P: ¿Estamos más perdidos ahora los padres que antes?
R: A pesar de todo lo que sabemos y hemos
ido aprendiendo de educación, a pesar de que las condiciones de vida han
mejorado notablemente respecto a épocas pretéritas (siempre en términos
generales y sin obviar situaciones desfavorecidas que no deben ser
pasadas por alto), educar, hoy, es un proceso muy complejo. Influyen
muchos factores. Padres y madres sabemos con certeza que el mundo ha
cambiado y que nuestros hijos no precisamente van a mejorar las
condiciones de vida que nosotros, sus padres, hemos tenido o tenemos. Y
aparecen muchas más dudas. Y la obsesión, la preocupación porque no les
falte de nada, que sean los mejores, competitivos… Y pueden perderse ciertos papeles en este proceso.

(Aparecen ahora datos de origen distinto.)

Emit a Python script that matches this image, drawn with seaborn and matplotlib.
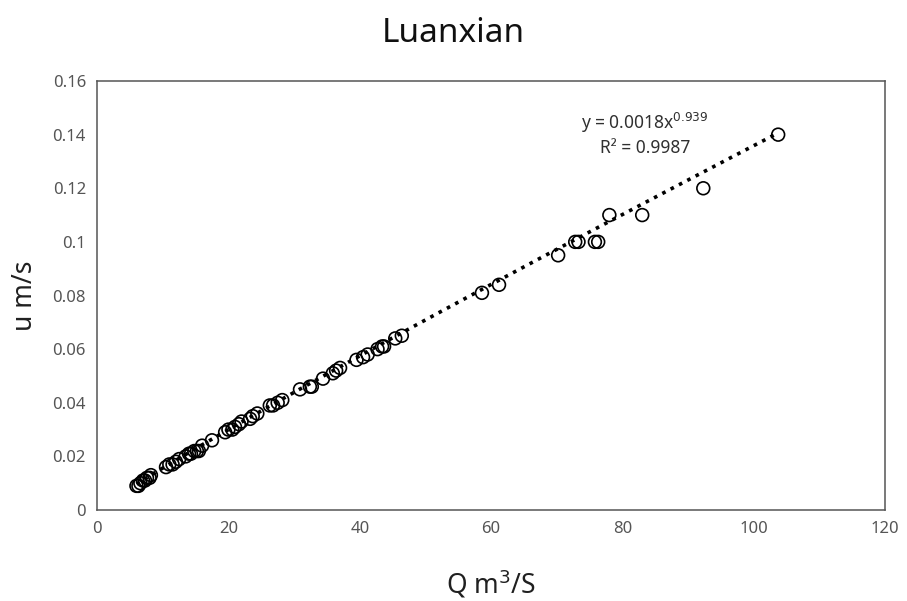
import numpy as np
import pandas as pd
import matplotlib
matplotlib.use("Agg")
import matplotlib.pyplot as plt
import seaborn as sns

# Discharge Q (m^3/s) and flow velocity u (m/s)
discharge = [
    6.0, 6.3, 6.6, 7.0, 7.3, 7.6, 8.0, 8.2,
    10.5, 11.0, 11.5, 12.0, 12.5, 13.5, 14.0, 14.3, 14.8, 15.2, 15.5, 16.0,
    17.5, 19.5, 20.0, 20.6, 21.0, 21.6, 22.0, 23.3, 23.7, 24.4,
    26.3, 26.8, 27.5, 28.2, 30.9, 32.4, 32.7, 34.4, 35.9, 36.4, 37.0,
    39.5, 40.5, 41.2, 42.7, 43.4, 43.7, 45.4, 46.4,
    58.6, 61.2, 70.2, 72.8, 73.3, 75.8, 76.3, 78.0, 83.0, 92.3, 103.7,
]
velocity = [
    0.009, 0.009, 0.010, 0.011, 0.011, 0.012, 0.012, 0.013,
    0.016, 0.017, 0.017, 0.018, 0.019, 0.020, 0.021, 0.021, 0.022, 0.022, 0.022, 0.024,
    0.026, 0.029, 0.030, 0.030, 0.031, 0.032, 0.033, 0.034, 0.035, 0.036,
    0.039, 0.039, 0.040, 0.041, 0.045, 0.046, 0.046, 0.049, 0.051, 0.052, 0.053,
    0.056, 0.057, 0.058, 0.060, 0.061, 0.061, 0.064, 0.065,
    0.081, 0.084, 0.095, 0.100, 0.100, 0.100, 0.100, 0.110, 0.110, 0.120, 0.140,
]

# Power-law trendline coefficients: u = a * Q^b
coef_a = 0.0018
coef_b = 0.939
r_squared = 0.9987

x_ticks = [0, 20, 40, 60, 80, 100, 120]
y_ticks = [0, 0.02, 0.04, 0.06, 0.08, 0.1, 0.12, 0.14, 0.16]
y_tick_labels = ["0", "0.02", "0.04", "0.06", "0.08", "0.1", "0.12", "0.14", "0.16"]

df = pd.DataFrame({"Q": discharge, "u": velocity})
q_fit = np.linspace(min(discharge), max(discharge), 200)
fit = pd.DataFrame({"Q": q_fit, "u": coef_a * q_fit ** coef_b})

sns.set_style("white")
plt.rcParams["font.family"] = ["Noto Sans", "DejaVu Sans"]

fig = plt.figure(figsize=(9.07, 6.01), dpi=100)
ax = fig.add_axes([0.107, 0.1514, 0.869, 0.7138])

sns.lineplot(data=fit, x="Q", y="u", ax=ax, color="black",
             linestyle=(0, (1, 1.6)), linewidth=2.6)
sns.scatterplot(data=df, x="Q", y="u", ax=ax, facecolor="none",
                edgecolor="black", linewidth=1.2, s=85, marker="o")

ax.set_xlim(0, 120)
ax.set_ylim(0, 0.16)
ax.set_xticks(x_ticks)
ax.set_xticklabels([str(t) for t in x_ticks])
ax.set_yticks(y_ticks)
ax.set_yticklabels(y_tick_labels)
ax.tick_params(axis="both", length=0, labelsize=12, colors="#555555", pad=8)

for sp in ax.spines.values():
    sp.set_color("#555555")
    sp.set_linewidth(1.1)

ax.set_xlabel("Q m$^3$/S", fontsize=19, color="#202020", labelpad=22)
ax.set_ylabel("u m/s", fontsize=19, color="#202020", labelpad=10)

fig.text(0.5, 0.945, "Luanxian", ha="center", va="center",
         fontsize=24, color="#101010", fontweight="light")

ax.text(0.695, 0.902, f"y = {coef_a}x$^{{{coef_b}}}$", transform=ax.transAxes,
        ha="center", va="center", fontsize=12.5, color="#303030")
ax.text(0.695, 0.844, f"R² = {r_squared}", transform=ax.transAxes,
        ha="center", va="center", fontsize=12.5, color="#303030")

fig.savefig("out.png", dpi=100, facecolor="white")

Las condiciones de vida han hecho, también, que tengamos menos hijos. Y
se pierden cosas. Los hermanos cubrían, y cubren, una parte sustancial
de la experiencia de crecer en compañía.
P: La falta de compromiso es una de las
características de la adolescencia pero es que ahora dura pasados los 18
y eso tiene que tener un porqué. ¿Sabría decirme cuál?
R: Soy de los que piensan que, a pesar de
las circunstancias expuestas, tenemos los mejores adolescentes y jóvenes
de toda nuestra historia. Pero no les ayudamos con principios y
criterios educativos de hiperprotección. Muy al contrario. Acondicionar
su vida desde la inacabable comodidad no es el camino. Nos estamos
engañando. Crecer significa afrontar, caerse, saber levantarse, ayudar a
quien dobla la rodilla a tu lado; a quien lo está pasando mal. Crecer
significa, también, llorar y saber secarse las lágrimas. Y seguir.
Crecer significa esforzarse, y tener disciplina. Automotivarse en cada
tarea, en cada momento. Estos son, querámoslo o no, principios
esenciales del manual del buen padre, del buen educador. ¿Pero es que no
nos damos cuenta?
José Antonio Luengo, es Psicólogo educativo,
vicesecretario del Colegio de Psicólogos de Madrid. Profesor de la
Facultad de Educación de la Universidad Camilo José Cela de Madrid.